*Input records*:
________________

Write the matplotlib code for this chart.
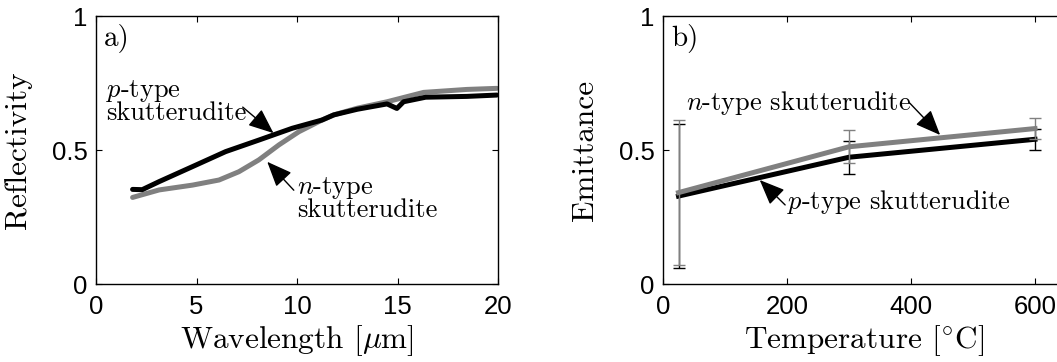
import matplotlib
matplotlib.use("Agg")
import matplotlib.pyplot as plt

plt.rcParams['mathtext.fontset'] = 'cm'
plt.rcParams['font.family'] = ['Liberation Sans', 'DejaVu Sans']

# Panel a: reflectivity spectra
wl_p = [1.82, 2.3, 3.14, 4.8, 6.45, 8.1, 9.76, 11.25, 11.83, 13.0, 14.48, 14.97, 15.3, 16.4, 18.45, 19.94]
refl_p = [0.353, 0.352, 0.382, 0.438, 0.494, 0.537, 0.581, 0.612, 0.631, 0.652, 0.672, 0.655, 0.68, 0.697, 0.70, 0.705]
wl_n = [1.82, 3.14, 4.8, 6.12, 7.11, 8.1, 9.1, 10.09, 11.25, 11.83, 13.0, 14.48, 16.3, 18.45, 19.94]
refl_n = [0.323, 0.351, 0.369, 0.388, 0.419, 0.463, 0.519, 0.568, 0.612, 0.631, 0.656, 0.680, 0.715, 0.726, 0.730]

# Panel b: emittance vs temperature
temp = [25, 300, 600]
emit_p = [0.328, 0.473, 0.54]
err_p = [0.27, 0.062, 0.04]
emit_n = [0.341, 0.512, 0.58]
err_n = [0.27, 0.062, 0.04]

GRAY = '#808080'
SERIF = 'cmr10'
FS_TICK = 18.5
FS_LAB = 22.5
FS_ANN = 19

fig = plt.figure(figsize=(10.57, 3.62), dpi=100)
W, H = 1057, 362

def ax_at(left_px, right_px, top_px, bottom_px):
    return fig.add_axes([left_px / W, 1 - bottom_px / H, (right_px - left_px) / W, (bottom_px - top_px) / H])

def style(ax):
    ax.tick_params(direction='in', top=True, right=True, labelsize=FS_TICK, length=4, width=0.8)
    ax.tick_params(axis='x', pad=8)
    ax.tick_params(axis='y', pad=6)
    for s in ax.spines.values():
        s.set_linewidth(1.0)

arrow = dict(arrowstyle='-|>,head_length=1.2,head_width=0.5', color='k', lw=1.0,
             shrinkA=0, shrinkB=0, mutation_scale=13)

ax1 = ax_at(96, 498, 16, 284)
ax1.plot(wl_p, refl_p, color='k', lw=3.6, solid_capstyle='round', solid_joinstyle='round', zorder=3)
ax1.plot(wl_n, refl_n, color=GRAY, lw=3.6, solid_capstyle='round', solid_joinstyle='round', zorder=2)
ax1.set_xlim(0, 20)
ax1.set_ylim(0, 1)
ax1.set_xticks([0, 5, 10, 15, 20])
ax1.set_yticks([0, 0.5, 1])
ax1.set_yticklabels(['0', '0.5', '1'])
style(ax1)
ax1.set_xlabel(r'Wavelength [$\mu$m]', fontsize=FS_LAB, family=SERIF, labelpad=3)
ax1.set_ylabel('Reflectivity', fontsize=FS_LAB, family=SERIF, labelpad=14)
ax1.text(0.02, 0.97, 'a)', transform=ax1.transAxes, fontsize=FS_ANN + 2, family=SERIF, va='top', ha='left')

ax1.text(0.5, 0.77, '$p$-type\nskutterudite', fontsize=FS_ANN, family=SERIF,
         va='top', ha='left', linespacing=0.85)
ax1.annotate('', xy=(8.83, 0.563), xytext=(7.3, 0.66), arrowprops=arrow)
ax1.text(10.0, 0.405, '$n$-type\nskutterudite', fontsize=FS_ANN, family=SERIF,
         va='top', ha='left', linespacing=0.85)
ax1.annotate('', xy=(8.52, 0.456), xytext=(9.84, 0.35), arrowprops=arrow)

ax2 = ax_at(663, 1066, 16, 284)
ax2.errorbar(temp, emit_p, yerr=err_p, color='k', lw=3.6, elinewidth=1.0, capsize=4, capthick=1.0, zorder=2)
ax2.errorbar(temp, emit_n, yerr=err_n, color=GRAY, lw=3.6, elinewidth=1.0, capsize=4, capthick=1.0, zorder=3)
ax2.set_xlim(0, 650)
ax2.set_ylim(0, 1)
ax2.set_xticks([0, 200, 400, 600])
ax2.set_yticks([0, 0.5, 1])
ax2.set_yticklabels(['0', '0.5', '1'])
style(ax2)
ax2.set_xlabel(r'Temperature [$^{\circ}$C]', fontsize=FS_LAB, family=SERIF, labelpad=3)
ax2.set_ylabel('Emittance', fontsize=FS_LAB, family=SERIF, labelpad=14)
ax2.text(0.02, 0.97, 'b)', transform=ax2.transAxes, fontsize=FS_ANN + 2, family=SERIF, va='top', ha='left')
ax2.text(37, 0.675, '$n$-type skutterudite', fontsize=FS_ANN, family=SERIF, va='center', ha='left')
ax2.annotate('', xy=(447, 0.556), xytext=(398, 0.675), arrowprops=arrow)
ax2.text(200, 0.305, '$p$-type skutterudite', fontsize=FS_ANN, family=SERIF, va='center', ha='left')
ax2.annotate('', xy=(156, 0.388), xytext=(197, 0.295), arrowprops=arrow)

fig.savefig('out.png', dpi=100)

________________

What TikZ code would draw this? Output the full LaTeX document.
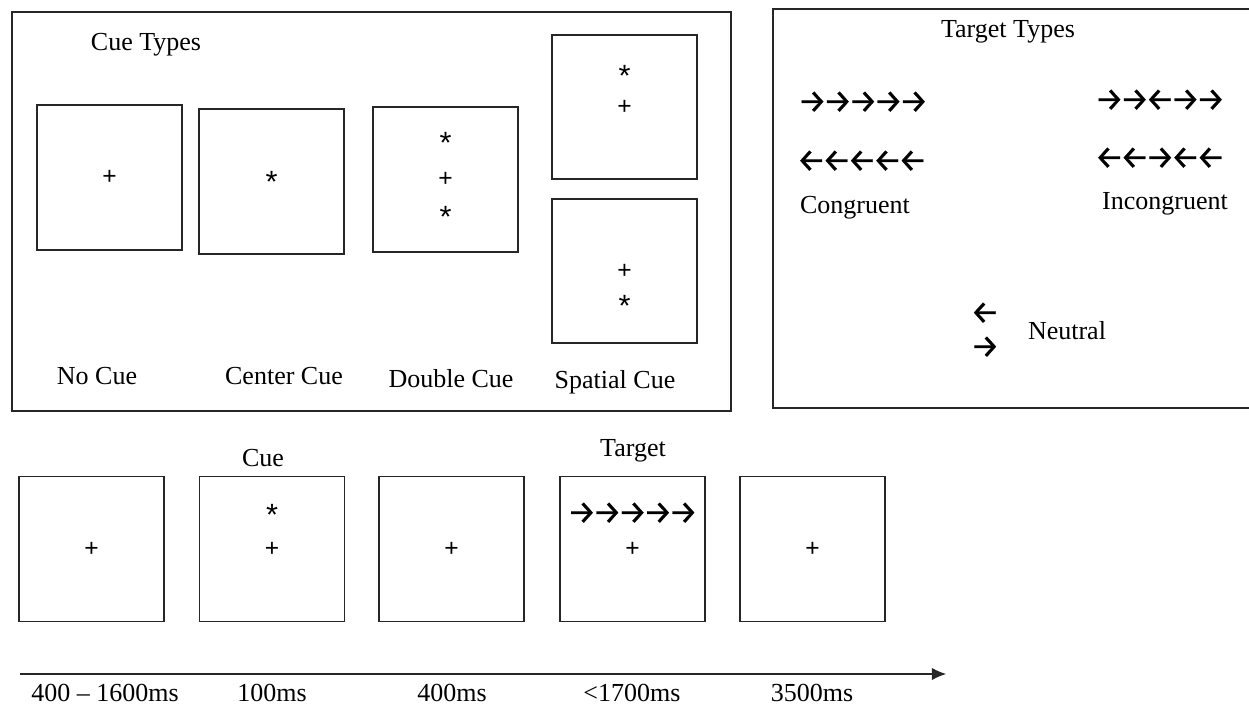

________________

Leave out the pictures and quote exactly the lines from the one where "Write the matplotlib code for this chart." appears to the one where "W, H = 1057, 362" appears, both ends counted.

*Output*:
Write the matplotlib code for this chart.
import matplotlib
matplotlib.use("Agg")
import matplotlib.pyplot as plt

plt.rcParams['mathtext.fontset'] = 'cm'
plt.rcParams['font.family'] = ['Liberation Sans', 'DejaVu Sans']

# Panel a: reflectivity spectra
wl_p = [1.82, 2.3, 3.14, 4.8, 6.45, 8.1, 9.76, 11.25, 11.83, 13.0, 14.48, 14.97, 15.3, 16.4, 18.45, 19.94]
refl_p = [0.353, 0.352, 0.382, 0.438, 0.494, 0.537, 0.581, 0.612, 0.631, 0.652, 0.672, 0.655, 0.68, 0.697, 0.70, 0.705]
wl_n = [1.82, 3.14, 4.8, 6.12, 7.11, 8.1, 9.1, 10.09, 11.25, 11.83, 13.0, 14.48, 16.3, 18.45, 19.94]
refl_n = [0.323, 0.351, 0.369, 0.388, 0.419, 0.463, 0.519, 0.568, 0.612, 0.631, 0.656, 0.680, 0.715, 0.726, 0.730]

# Panel b: emittance vs temperature
temp = [25, 300, 600]
emit_p = [0.328, 0.473, 0.54]
err_p = [0.27, 0.062, 0.04]
emit_n = [0.341, 0.512, 0.58]
err_n = [0.27, 0.062, 0.04]

GRAY = '#808080'
SERIF = 'cmr10'
FS_TICK = 18.5
FS_LAB = 22.5
FS_ANN = 19

fig = plt.figure(figsize=(10.57, 3.62), dpi=100)
W, H = 1057, 362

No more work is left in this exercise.